RIP
Today is the last day that Google Reader, the free RSS reader from Google, is available. It is one of the services that is going to shut down as part of a 'spring cleaning' exercise. I'm going to miss it. As a tribute, I'll nominate this tool as one of the 'take the 10 tools challenge' for Jane's challenge.
When the news was announced a couple of months ago, I was quite upset and so were many thousands of people. I don't want to be a drama queen, but over the years Google Reader had become my prime platform for tapping into the brains of a rich variety of people and friends. Actually, I consider Google Reader as an extention of my brain. I may not always remember exactly who said what when, but I can easily find it back in my starred, kept unread etc feeds. It was also a tool that allowed me to digest the stream of incoming posts quickly.
The second reason why this news upset me was the realisation that 'free' isn't what it used to be. You may also have read Chris Anderson's book "Free" years ago. It tells how in the network age it suddenly made business sense to offer services for free in a variety of models eg via advertisement or the freemium model. But as the financial and economic crisis endures, we've seen more and more free services turn into paying ones, being sold or shut down. I actually would have been glad to pay for Google Reader, but never got that chance. It is a sobering realisation that when you depend on 'free' services, you have no claim on service. What if Google shuts down blogger.com because the advertising feeds in blogs don't generate the targeted revenue? What if Microsoft merges Yammer functionality into SharePoint instead of the other way around? What if after MSN Messenger, also Yahoo Messenger and Skype close? What if Facebook decides we can only have 10 friends for free? Just paying for services might still be the most fair solution.
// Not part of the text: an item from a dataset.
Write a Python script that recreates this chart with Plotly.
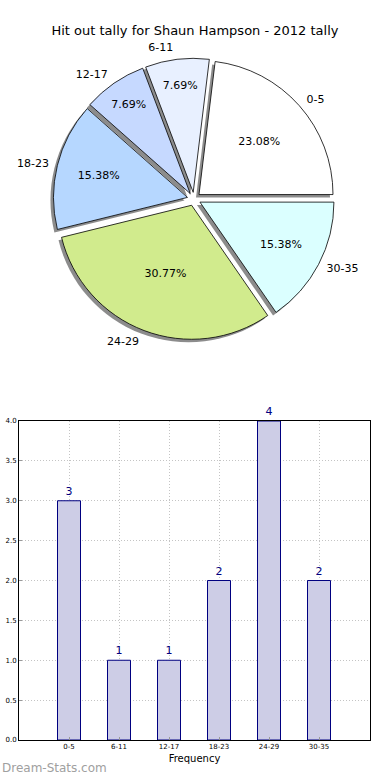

I suppose it has upsides too. It's time to move on. Now we are all forced to try out of the competitors, and some have stepped up in recent months. Google Reader had a faithful set of users, which made it hard for newer tools to break through. In fact, there were a lot of tools out there that used Google Reader as a platform to tap into themselves. One of the alternatives that saw its readers go up by 8 million ex-Google Reader users is Feedly. I'm using it too now. The layout is beautiful, but just as Wilfred explains in his blog post, I didn't fall in love with it. Beauty is fine - good design and looks even are essential - but Feedly is not as productive to me (I'm still adjusting old habits I suppose). I'm missing the feature to mark or unmark a post as read for example. Other alternatives that I have also exported and imported my feeds into are the new Digg Reader (good first impression) and The Old Reader. These are two services created by the upset Google Reader community. Over the next months I'll use the three tools before I settle on a final choice.
Here's a last tribute we all can make to our dear friend Google Reader as it goes for retirement: you can still vote it in Jane's new Learning Tools Top 100. She has been publishing this list for years now, and you can vote for the 2013 edition here.
Bert, I, too, mourn the loss of Google reader and have chosen to move most of my feeds into my Outlook, which does allow me to browse the feed's content (not just the titles of the posts), to see what is unread and, additionally, allows me to delete items I feel are irrelevant. Am also using both Chrome's and IE's readers. [Aside, I do love Jane Hart and use her Top 100 Learning Tools as a reminder of things I might add to my own 'bag of tools'!]